• Your instructions
Below is a listing; print exactly its lines from the one containing "Clone this chart in Apache ECharts." down to the one containing "const seriesNames = ['No", both inclusive, with every picture left out.

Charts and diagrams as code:
>>>>

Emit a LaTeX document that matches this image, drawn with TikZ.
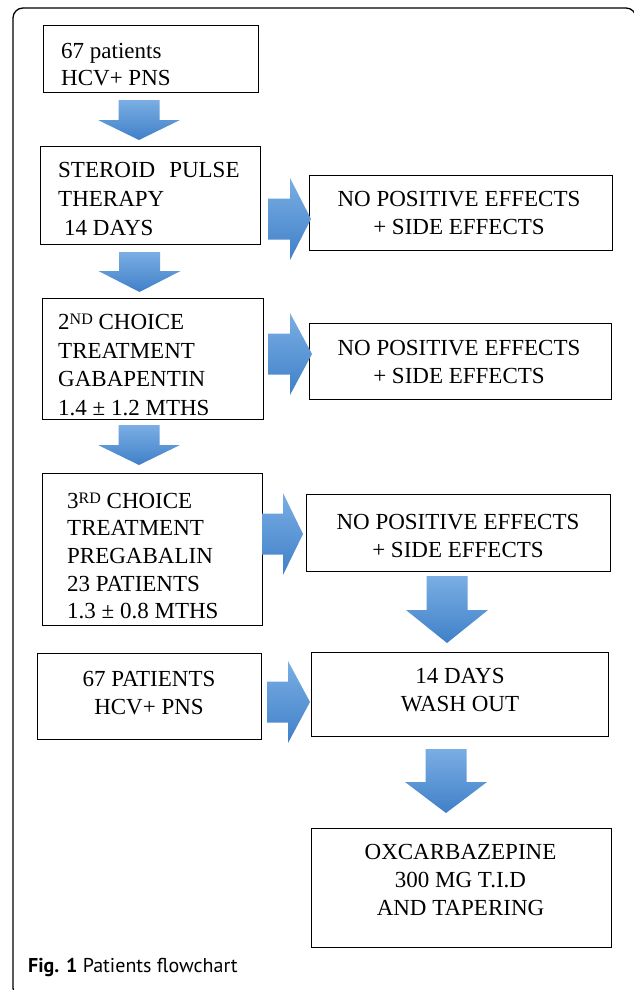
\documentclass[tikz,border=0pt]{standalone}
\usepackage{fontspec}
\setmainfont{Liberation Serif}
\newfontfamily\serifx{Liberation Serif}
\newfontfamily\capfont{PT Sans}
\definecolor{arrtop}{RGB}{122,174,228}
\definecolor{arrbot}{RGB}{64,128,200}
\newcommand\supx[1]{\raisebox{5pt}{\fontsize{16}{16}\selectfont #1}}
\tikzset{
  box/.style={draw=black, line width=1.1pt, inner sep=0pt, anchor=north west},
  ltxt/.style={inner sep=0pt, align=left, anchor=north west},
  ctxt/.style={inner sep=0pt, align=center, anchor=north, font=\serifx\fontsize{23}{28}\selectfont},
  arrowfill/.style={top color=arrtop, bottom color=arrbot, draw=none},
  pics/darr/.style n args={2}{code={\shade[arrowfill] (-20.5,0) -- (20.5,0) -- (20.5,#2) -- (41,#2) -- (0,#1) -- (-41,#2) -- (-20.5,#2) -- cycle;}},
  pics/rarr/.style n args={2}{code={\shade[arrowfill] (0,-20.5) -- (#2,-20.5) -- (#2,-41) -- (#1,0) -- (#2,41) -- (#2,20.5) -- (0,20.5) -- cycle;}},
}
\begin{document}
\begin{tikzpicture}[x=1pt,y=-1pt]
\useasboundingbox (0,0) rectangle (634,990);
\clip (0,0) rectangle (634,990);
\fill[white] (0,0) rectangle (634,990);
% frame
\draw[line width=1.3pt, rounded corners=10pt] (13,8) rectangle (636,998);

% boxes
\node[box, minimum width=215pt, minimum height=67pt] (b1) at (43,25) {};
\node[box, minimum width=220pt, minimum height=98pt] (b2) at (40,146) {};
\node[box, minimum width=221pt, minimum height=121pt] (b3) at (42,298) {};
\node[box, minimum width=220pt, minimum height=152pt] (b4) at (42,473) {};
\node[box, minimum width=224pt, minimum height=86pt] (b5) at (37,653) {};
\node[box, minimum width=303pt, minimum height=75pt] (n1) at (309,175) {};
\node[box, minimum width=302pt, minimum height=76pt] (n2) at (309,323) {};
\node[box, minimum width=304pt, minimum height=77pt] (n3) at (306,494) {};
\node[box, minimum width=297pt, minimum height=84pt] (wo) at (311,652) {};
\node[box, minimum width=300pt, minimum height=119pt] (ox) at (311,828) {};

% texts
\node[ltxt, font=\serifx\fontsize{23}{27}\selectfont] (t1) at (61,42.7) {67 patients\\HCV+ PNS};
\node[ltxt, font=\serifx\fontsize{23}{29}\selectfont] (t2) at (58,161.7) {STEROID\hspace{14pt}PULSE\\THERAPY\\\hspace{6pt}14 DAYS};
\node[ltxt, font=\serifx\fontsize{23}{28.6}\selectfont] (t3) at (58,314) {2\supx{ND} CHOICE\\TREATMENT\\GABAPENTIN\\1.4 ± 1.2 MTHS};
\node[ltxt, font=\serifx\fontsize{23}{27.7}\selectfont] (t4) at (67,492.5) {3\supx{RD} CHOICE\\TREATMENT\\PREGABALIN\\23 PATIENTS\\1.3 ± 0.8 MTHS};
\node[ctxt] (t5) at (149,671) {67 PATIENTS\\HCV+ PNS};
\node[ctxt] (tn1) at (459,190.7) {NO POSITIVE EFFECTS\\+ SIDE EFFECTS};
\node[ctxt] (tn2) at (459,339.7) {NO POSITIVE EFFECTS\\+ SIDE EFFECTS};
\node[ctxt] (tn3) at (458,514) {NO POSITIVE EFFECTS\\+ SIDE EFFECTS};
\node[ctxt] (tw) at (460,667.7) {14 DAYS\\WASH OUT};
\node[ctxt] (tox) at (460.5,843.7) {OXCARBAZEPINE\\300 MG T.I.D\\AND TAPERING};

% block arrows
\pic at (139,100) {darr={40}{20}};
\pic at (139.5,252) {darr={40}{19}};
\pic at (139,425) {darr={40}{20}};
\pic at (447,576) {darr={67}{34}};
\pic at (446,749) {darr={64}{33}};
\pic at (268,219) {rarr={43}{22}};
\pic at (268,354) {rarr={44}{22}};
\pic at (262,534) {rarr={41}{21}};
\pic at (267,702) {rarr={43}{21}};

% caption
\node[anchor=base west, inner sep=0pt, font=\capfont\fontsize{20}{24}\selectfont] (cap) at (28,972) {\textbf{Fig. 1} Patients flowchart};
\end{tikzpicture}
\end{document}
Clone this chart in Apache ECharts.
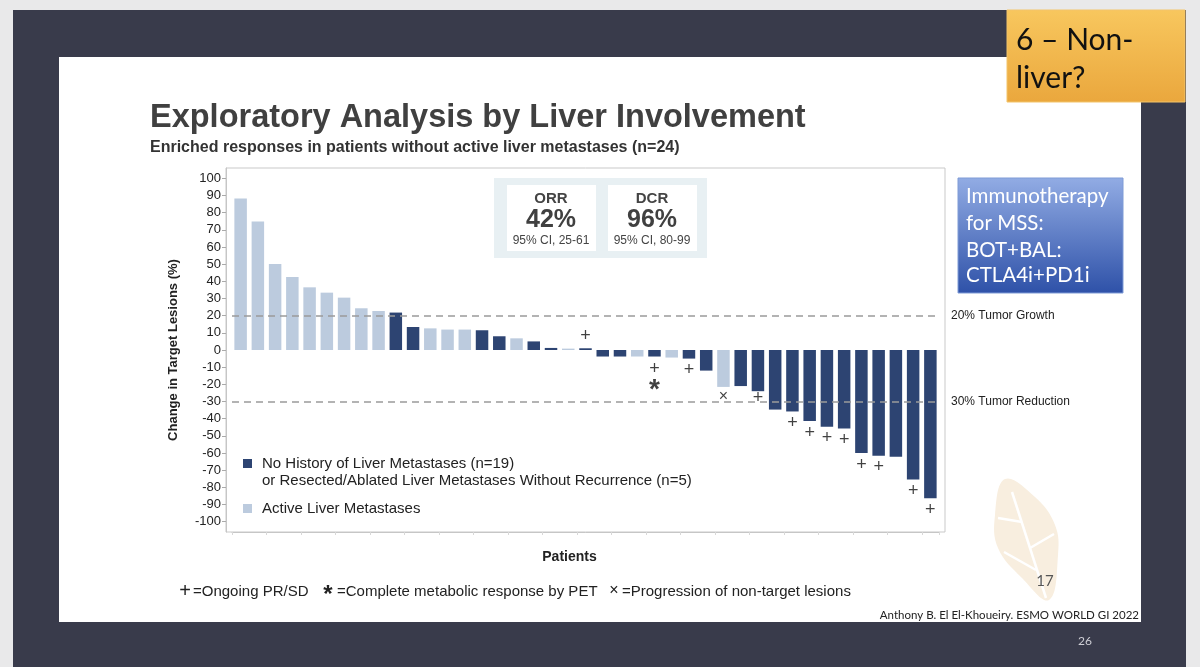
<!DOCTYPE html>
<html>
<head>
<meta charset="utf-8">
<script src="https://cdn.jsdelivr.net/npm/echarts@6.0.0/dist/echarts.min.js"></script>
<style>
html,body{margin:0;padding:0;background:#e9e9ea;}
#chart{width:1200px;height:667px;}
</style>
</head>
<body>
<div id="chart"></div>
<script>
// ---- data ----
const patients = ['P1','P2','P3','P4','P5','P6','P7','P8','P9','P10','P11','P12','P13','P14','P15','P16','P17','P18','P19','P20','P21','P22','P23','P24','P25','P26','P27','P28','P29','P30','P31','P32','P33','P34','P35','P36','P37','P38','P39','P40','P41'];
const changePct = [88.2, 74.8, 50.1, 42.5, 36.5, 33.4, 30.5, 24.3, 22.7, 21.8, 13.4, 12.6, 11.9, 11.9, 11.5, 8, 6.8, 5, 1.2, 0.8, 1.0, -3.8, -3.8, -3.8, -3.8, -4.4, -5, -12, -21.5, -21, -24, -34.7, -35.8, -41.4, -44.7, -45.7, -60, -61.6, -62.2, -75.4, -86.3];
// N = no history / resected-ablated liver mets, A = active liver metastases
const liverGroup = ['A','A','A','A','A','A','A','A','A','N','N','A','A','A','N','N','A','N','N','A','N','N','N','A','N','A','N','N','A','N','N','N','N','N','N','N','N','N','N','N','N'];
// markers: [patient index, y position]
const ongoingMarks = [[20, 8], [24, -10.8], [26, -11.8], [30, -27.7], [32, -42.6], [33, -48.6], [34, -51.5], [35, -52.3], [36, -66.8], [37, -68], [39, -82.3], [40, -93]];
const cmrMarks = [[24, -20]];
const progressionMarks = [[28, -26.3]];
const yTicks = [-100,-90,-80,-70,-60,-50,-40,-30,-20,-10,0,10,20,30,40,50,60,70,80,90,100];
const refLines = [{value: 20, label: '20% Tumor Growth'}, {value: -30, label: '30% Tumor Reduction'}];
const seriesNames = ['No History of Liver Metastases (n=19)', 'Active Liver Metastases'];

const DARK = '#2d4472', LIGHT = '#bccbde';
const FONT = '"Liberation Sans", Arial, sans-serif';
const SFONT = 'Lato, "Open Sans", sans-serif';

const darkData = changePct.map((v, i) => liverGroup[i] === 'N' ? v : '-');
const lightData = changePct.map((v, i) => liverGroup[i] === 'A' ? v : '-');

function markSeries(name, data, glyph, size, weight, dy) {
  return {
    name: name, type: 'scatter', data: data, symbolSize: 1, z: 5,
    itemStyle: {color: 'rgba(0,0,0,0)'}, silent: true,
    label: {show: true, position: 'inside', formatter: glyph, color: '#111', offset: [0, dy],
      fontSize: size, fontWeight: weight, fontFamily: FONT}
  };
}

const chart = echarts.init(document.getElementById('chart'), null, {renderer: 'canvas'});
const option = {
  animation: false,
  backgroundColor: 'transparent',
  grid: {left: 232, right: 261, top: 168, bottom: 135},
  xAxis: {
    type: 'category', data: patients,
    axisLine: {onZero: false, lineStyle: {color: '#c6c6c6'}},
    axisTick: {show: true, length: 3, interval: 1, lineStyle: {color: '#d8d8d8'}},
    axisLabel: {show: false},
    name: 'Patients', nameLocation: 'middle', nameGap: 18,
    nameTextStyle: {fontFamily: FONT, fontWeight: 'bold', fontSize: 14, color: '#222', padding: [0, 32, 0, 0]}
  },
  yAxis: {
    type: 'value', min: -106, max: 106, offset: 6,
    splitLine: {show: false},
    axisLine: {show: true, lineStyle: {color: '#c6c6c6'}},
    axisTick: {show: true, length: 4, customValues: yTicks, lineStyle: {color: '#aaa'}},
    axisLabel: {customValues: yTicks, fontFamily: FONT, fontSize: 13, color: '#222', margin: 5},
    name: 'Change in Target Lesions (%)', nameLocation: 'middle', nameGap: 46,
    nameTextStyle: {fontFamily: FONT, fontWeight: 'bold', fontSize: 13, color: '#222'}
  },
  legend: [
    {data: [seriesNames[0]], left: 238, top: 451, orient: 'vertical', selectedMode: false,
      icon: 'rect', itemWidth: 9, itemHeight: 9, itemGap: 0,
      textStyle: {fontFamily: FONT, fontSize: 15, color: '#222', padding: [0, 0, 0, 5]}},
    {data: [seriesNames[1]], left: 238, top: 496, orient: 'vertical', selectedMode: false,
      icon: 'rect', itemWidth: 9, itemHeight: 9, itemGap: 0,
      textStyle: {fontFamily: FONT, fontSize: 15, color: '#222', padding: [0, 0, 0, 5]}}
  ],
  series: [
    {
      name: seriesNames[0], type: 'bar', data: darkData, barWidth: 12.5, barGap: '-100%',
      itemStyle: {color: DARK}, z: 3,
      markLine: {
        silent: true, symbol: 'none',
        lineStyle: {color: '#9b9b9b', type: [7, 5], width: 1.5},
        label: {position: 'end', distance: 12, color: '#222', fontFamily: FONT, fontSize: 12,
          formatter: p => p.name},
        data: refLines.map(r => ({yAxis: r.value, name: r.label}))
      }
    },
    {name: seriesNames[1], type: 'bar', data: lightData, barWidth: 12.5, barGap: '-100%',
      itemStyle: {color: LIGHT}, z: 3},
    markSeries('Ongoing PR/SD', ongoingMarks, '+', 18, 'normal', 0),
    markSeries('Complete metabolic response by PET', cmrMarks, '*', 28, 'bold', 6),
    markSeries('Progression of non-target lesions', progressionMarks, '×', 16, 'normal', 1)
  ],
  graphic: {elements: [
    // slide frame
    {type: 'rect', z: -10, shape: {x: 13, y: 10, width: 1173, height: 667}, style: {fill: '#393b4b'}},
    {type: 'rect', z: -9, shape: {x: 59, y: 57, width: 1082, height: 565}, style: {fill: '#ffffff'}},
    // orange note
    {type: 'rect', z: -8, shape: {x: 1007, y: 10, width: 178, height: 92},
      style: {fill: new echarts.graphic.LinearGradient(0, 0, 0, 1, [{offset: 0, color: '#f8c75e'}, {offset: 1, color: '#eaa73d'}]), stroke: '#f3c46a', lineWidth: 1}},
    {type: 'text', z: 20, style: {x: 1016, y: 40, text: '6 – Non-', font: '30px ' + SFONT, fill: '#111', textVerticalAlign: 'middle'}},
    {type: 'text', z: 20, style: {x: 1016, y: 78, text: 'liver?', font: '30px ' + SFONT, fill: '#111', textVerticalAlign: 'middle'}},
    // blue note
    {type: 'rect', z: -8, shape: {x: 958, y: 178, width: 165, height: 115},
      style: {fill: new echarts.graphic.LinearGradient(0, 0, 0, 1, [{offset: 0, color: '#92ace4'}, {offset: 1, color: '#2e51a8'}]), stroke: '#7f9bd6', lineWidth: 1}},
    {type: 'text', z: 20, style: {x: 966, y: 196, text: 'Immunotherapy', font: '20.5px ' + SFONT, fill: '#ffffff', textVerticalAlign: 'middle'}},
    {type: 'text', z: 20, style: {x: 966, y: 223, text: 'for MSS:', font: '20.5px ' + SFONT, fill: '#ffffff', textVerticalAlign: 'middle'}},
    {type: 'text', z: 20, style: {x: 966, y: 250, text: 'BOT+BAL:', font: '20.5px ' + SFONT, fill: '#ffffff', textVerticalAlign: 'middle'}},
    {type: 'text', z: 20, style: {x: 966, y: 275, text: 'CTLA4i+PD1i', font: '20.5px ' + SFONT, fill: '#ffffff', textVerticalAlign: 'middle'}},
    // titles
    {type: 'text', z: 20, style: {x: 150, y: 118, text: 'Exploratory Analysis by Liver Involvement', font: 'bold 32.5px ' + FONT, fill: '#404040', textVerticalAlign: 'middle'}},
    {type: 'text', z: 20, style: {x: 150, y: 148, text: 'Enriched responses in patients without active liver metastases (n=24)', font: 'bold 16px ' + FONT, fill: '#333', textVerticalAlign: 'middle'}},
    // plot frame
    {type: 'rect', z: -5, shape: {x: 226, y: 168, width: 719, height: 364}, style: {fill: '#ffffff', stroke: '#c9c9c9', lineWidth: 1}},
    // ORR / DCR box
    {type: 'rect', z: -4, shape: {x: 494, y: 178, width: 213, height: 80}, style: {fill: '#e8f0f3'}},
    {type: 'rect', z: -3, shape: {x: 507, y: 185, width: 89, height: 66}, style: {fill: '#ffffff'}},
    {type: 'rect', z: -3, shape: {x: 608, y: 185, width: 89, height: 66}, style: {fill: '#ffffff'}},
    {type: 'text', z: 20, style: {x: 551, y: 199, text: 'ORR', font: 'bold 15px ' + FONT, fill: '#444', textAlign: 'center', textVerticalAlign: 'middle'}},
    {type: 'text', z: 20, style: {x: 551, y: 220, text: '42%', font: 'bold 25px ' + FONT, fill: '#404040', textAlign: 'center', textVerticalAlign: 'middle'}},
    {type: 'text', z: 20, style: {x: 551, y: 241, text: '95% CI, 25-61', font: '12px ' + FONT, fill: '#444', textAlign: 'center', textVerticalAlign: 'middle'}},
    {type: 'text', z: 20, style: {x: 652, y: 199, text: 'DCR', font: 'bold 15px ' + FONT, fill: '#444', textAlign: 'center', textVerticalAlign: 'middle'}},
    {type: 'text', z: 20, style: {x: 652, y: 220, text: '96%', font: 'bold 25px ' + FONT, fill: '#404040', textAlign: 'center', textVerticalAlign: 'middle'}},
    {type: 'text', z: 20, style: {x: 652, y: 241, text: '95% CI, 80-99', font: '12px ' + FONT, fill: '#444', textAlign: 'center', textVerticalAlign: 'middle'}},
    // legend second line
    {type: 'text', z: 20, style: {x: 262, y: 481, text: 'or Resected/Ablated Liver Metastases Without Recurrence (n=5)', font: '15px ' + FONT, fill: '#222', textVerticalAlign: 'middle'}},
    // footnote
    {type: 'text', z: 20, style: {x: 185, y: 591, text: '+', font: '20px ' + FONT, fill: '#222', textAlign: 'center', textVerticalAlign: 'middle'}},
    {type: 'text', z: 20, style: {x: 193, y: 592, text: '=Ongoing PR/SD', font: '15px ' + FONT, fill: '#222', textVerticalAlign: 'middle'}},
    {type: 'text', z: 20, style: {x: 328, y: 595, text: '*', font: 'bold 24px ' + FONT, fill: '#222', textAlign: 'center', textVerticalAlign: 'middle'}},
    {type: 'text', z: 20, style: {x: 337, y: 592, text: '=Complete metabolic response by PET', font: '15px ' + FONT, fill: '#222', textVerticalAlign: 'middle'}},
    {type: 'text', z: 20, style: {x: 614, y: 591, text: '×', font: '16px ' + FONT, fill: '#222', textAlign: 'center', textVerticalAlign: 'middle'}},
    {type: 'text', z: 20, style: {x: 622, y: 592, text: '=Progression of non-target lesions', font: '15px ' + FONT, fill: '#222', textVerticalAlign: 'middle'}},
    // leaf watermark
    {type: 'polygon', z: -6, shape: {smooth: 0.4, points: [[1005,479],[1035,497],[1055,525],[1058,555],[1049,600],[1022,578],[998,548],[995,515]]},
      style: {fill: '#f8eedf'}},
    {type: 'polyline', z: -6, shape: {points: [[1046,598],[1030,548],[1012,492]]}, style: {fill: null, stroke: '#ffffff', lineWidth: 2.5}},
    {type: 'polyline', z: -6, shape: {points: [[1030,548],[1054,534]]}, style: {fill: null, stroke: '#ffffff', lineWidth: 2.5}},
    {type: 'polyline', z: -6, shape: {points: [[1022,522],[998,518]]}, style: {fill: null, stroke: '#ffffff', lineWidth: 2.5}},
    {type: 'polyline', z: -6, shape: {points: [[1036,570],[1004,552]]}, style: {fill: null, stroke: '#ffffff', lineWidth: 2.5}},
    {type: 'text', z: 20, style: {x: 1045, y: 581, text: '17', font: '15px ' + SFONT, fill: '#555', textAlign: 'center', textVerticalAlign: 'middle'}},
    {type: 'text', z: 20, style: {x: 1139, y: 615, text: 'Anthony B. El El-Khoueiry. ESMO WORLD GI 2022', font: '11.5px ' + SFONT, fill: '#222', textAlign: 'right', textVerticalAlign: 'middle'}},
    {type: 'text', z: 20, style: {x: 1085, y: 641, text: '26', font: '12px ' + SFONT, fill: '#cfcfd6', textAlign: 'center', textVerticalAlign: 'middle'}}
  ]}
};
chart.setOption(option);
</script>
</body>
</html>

<<<<

• The response
Clone this chart in Apache ECharts.
<!DOCTYPE html>
<html>
<head>
<meta charset="utf-8">
<script src="https://cdn.jsdelivr.net/npm/echarts@6.0.0/dist/echarts.min.js"></script>
<style>
html,body{margin:0;padding:0;background:#e9e9ea;}
#chart{width:1200px;height:667px;}
</style>
</head>
<body>
<div id="chart"></div>
<script>
// ---- data ----
const patients = ['P1','P2','P3','P4','P5','P6','P7','P8','P9','P10','P11','P12','P13','P14','P15','P16','P17','P18','P19','P20','P21','P22','P23','P24','P25','P26','P27','P28','P29','P30','P31','P32','P33','P34','P35','P36','P37','P38','P39','P40','P41'];
const changePct = [88.2, 74.8, 50.1, 42.5, 36.5, 33.4, 30.5, 24.3, 22.7, 21.8, 13.4, 12.6, 11.9, 11.9, 11.5, 8, 6.8, 5, 1.2, 0.8, 1.0, -3.8, -3.8, -3.8, -3.8, -4.4, -5, -12, -21.5, -21, -24, -34.7, -35.8, -41.4, -44.7, -45.7, -60, -61.6, -62.2, -75.4, -86.3];
// N = no history / resected-ablated liver mets, A = active liver metastases
const liverGroup = ['A','A','A','A','A','A','A','A','A','N','N','A','A','A','N','N','A','N','N','A','N','N','N','A','N','A','N','N','A','N','N','N','N','N','N','N','N','N','N','N','N'];
// markers: [patient index, y position]
const ongoingMarks = [[20, 8], [24, -10.8], [26, -11.8], [30, -27.7], [32, -42.6], [33, -48.6], [34, -51.5], [35, -52.3], [36, -66.8], [37, -68], [39, -82.3], [40, -93]];
const cmrMarks = [[24, -20]];
const progressionMarks = [[28, -26.3]];
const yTicks = [-100,-90,-80,-70,-60,-50,-40,-30,-20,-10,0,10,20,30,40,50,60,70,80,90,100];
const refLines = [{value: 20, label: '20% Tumor Growth'}, {value: -30, label: '30% Tumor Reduction'}];
const seriesNames = ['No History of Liver Metastases (n=19)', 'Active Liver Metastases'];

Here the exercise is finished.